DATA LINES:
—————

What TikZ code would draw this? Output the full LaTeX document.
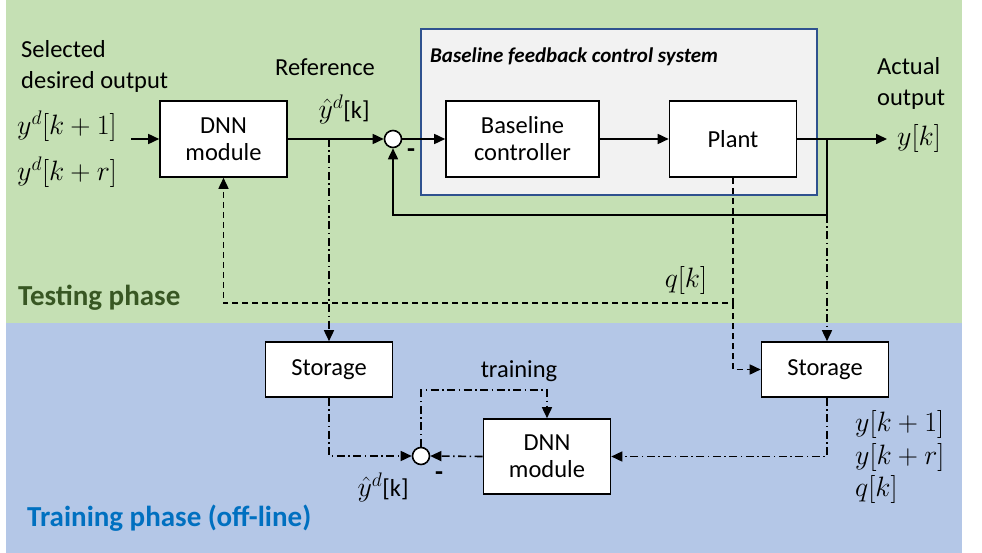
\documentclass[tikz,border=0pt]{standalone}
\usepackage{fix-cm}
\usepackage{fontspec}
\setmainfont{Carlito}
\usetikzlibrary{arrows.meta,calc}
\definecolor{bggreen}{RGB}{197,224,180}
\definecolor{bgblue}{RGB}{180,199,231}
\definecolor{boxgray}{RGB}{242,242,242}
\definecolor{boxblue}{RGB}{47,82,143}
\definecolor{testgreen}{RGB}{56,87,35}
\definecolor{trainblue}{RGB}{0,112,192}
\begin{document}
\begin{tikzpicture}[x=1pt,y=-1pt,
  font=\fontsize{24.5}{27}\selectfont,
  blk/.style={draw=black, line width=1.6pt, fill=white, inner sep=0pt, align=center},
  sumj/.style={circle, draw=black, line width=1.6pt, fill=white, minimum size=17pt, inner sep=0pt},
  tip/.style={-{Triangle[length=11pt,width=10pt]}},
  sig/.style={line width=1.6pt, tip},
  dsh/.style={line width=1.6pt, dash pattern=on 6pt off 4pt},
  dshdot/.style={line width=1.6pt, dash pattern=on 8pt off 3.5pt on 1.5pt off 3.5pt},
  lbl/.style={inner sep=0pt, align=left, font=\fontsize{24.5}{31}\selectfont},
  mth/.style={inner sep=0pt, font=\fontsize{28}{31}\selectfont},
  minus/.style={inner sep=0pt, font=\fontsize{26}{28}\selectfont\bfseries}
]
\useasboundingbox (0,0) rectangle (982,553);
\fill[bggreen] (6,0) rectangle (962,323);
\fill[bgblue] (6,323) rectangle (962,553);

% baseline system box
\node[draw=boxblue, line width=1.2pt, fill=boxgray, minimum width=396pt, minimum height=166pt, inner sep=0pt] (base) at (619,112) {};
\node[anchor=west, inner sep=0pt, font=\fontsize{21}{24}\selectfont\bfseries\itshape] (title) at (430,57) {Baseline feedback control system};

% blocks
\node[blk, minimum width=127pt, minimum height=76pt] (dnn1) at (223.5,139) {DNN\\module};
\node[sumj] (sum1) at (393,139) {};
\node[blk, minimum width=153pt, minimum height=76pt] (ctrl) at (522.5,139) {Baseline\\controller};
\node[blk, minimum width=127pt, minimum height=76pt] (plant) at (733,139) {Plant};
\node[blk, minimum width=127pt, minimum height=55pt] (stor1) at (329,369.5) {Storage};
\node[blk, minimum width=127pt, minimum height=55pt] (stor2) at (825,369.5) {Storage};
\node[blk, minimum width=127pt, minimum height=75pt] (dnn2) at (547,456.5) {DNN\\module};
\node[sumj] (sum2) at (421,456) {};

% coordinates
\coordinate (in) at (131,139);
\coordinate (br0) at (329,139);
\coordinate (br1) at (827,139);
\coordinate (out) at (887,139);
\coordinate (fb) at (827,215);
\coordinate (q1) at (733,303);

% top loop
\draw[sig] (in) -- (dnn1.west);
\draw[sig] (dnn1.east) -- (sum1.west);
\draw[sig] (sum1.east) -- (ctrl.west);
\draw[sig] (ctrl.east) -- (plant.west);
\draw[sig] (plant.east) -- (out);
\draw[sig] (br1) -- (fb) -| (sum1.south);

% dashed / dash-dot links
\draw[dshdot, tip] (br0) -- (stor1.north);
\draw[dshdot, tip] (fb) -- (fb |- stor2.north);
\draw[dsh, tip] (plant.south) -- (q1) -| (dnn1.south);
\draw[dsh, tip] (q1) |- (stor2.west);

% training loop
\draw[dshdot, tip] (stor1.south) |- (sum2.west);
\draw[dshdot, tip] (dnn2.west) -- (sum2.east);
\draw[dshdot, tip] (sum2.north) |- ($(dnn2.north)+(0,-28)$) -- (dnn2.north);
\draw[dshdot, tip] (stor2.south -| fb) |- (dnn2.east);

% labels
\node[lbl, anchor=west] (sel) at (21,66) {Selected\\desired output};
\node[mth, anchor=west] (yd1) at (17,126) {$y^d[k+1]$};
\node[mth, anchor=west] (ydr) at (17,172) {$y^d[k+r]$};
\node[lbl] (refl) at (325,67) {Reference};
\node[lbl] (yhat1) at (344,109) {{\fontsize{28}{31}\selectfont$\hat{y}^d$}[k]};
\node[minus] (m1) at (411,153) {-};
\node[lbl, anchor=west] (act) at (877,83) {Actual\\output};
\node[mth, anchor=west] (yk) at (897,139) {$y[k]$};
\node[mth] (qk) at (686,281) {$q[k]$};
\node[lbl] (trn) at (519,371) {training};
\node[minus] (m2) at (439,476) {-};
\node[lbl] (yhat2) at (383,487) {{\fontsize{28}{31}\selectfont$\hat{y}^d$}[k]};
\node[mth, anchor=west] (ys1) at (855,424) {$y[k+1]$};
\node[mth, anchor=west] (ysr) at (855,457) {$y[k+r]$};
\node[mth, anchor=west] (qs) at (855,489) {$q[k]$};
\node[anchor=west, inner sep=0pt, font=\fontsize{29}{32}\selectfont\bfseries, text=testgreen] (tp) at (18,298) {Testing phase};
\node[anchor=west, inner sep=0pt, font=\fontsize{29}{32}\selectfont\bfseries, text=trainblue] (trp) at (27,518) {Training phase (off-line)};
\end{tikzpicture}
\end{document}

—————

WHAT IS REQUIRED:
Transcribe the material exactly, leaving every picture out.

SOLUTION TO THE EXERCISE:
What TikZ code would draw this? Output the full LaTeX document.
\documentclass[tikz,border=0pt]{standalone}
\usepackage{fix-cm}
\usepackage{fontspec}
\setmainfont{Carlito}
\usetikzlibrary{arrows.meta,calc}
\definecolor{bggreen}{RGB}{197,224,180}
\definecolor{bgblue}{RGB}{180,199,231}
\definecolor{boxgray}{RGB}{242,242,242}
\definecolor{boxblue}{RGB}{47,82,143}
\definecolor{testgreen}{RGB}{56,87,35}
\definecolor{trainblue}{RGB}{0,112,192}
\begin{document}
\begin{tikzpicture}[x=1pt,y=-1pt,
  font=\fontsize{24.5}{27}\selectfont,
  blk/.style={draw=black, line width=1.6pt, fill=white, inner sep=0pt, align=center},
  sumj/.style={circle, draw=black, line width=1.6pt, fill=white, minimum size=17pt, inner sep=0pt},
  tip/.style={-{Triangle[length=11pt,width=10pt]}},
  sig/.style={line width=1.6pt, tip},
  dsh/.style={line width=1.6pt, dash pattern=on 6pt off 4pt},
  dshdot/.style={line width=1.6pt, dash pattern=on 8pt off 3.5pt on 1.5pt off 3.5pt},
  lbl/.style={inner sep=0pt, align=left, font=\fontsize{24.5}{31}\selectfont},
  mth/.style={inner sep=0pt, font=\fontsize{28}{31}\selectfont},
  minus/.style={inner sep=0pt, font=\fontsize{26}{28}\selectfont\bfseries}
]
\useasboundingbox (0,0) rectangle (982,553);
\fill[bggreen] (6,0) rectangle (962,323);
\fill[bgblue] (6,323) rectangle (962,553);

% baseline system box
\node[draw=boxblue, line width=1.2pt, fill=boxgray, minimum width=396pt, minimum height=166pt, inner sep=0pt] (base) at (619,112) {};
\node[anchor=west, inner sep=0pt, font=\fontsize{21}{24}\selectfont\bfseries\itshape] (title) at (430,57) {Baseline feedback control system};

% blocks
\node[blk, minimum width=127pt, minimum height=76pt] (dnn1) at (223.5,139) {DNN\\module};
\node[sumj] (sum1) at (393,139) {};
\node[blk, minimum width=153pt, minimum height=76pt] (ctrl) at (522.5,139) {Baseline\\controller};
\node[blk, minimum width=127pt, minimum height=76pt] (plant) at (733,139) {Plant};
\node[blk, minimum width=127pt, minimum height=55pt] (stor1) at (329,369.5) {Storage};
\node[blk, minimum width=127pt, minimum height=55pt] (stor2) at (825,369.5) {Storage};
\node[blk, minimum width=127pt, minimum height=75pt] (dnn2) at (547,456.5) {DNN\\module};
\node[sumj] (sum2) at (421,456) {};

% coordinates
\coordinate (in) at (131,139);
\coordinate (br0) at (329,139);
\coordinate (br1) at (827,139);
\coordinate (out) at (887,139);
\coordinate (fb) at (827,215);
\coordinate (q1) at (733,303);

% top loop
\draw[sig] (in) -- (dnn1.west);
\draw[sig] (dnn1.east) -- (sum1.west);
\draw[sig] (sum1.east) -- (ctrl.west);
\draw[sig] (ctrl.east) -- (plant.west);
\draw[sig] (plant.east) -- (out);
\draw[sig] (br1) -- (fb) -| (sum1.south);

% dashed / dash-dot links
\draw[dshdot, tip] (br0) -- (stor1.north);
\draw[dshdot, tip] (fb) -- (fb |- stor2.north);
\draw[dsh, tip] (plant.south) -- (q1) -| (dnn1.south);
\draw[dsh, tip] (q1) |- (stor2.west);

% training loop
\draw[dshdot, tip] (stor1.south) |- (sum2.west);
\draw[dshdot, tip] (dnn2.west) -- (sum2.east);
\draw[dshdot, tip] (sum2.north) |- ($(dnn2.north)+(0,-28)$) -- (dnn2.north);
\draw[dshdot, tip] (stor2.south -| fb) |- (dnn2.east);

% labels
\node[lbl, anchor=west] (sel) at (21,66) {Selected\\desired output};
\node[mth, anchor=west] (yd1) at (17,126) {$y^d[k+1]$};
\node[mth, anchor=west] (ydr) at (17,172) {$y^d[k+r]$};
\node[lbl] (refl) at (325,67) {Reference};
\node[lbl] (yhat1) at (344,109) {{\fontsize{28}{31}\selectfont$\hat{y}^d$}[k]};
\node[minus] (m1) at (411,153) {-};
\node[lbl, anchor=west] (act) at (877,83) {Actual\\output};
\node[mth, anchor=west] (yk) at (897,139) {$y[k]$};
\node[mth] (qk) at (686,281) {$q[k]$};
\node[lbl] (trn) at (519,371) {training};
\node[minus] (m2) at (439,476) {-};
\node[lbl] (yhat2) at (383,487) {{\fontsize{28}{31}\selectfont$\hat{y}^d$}[k]};
\node[mth, anchor=west] (ys1) at (855,424) {$y[k+1]$};
\node[mth, anchor=west] (ysr) at (855,457) {$y[k+r]$};
\node[mth, anchor=west] (qs) at (855,489) {$q[k]$};
\node[anchor=west, inner sep=0pt, font=\fontsize{29}{32}\selectfont\bfseries, text=testgreen] (tp) at (18,298) {Testing phase};
\node[anchor=west, inner sep=0pt, font=\fontsize{29}{32}\selectfont\bfseries, text=trainblue] (trp) at (27,518) {Training phase (off-line)};
\end{tikzpicture}
\end{document}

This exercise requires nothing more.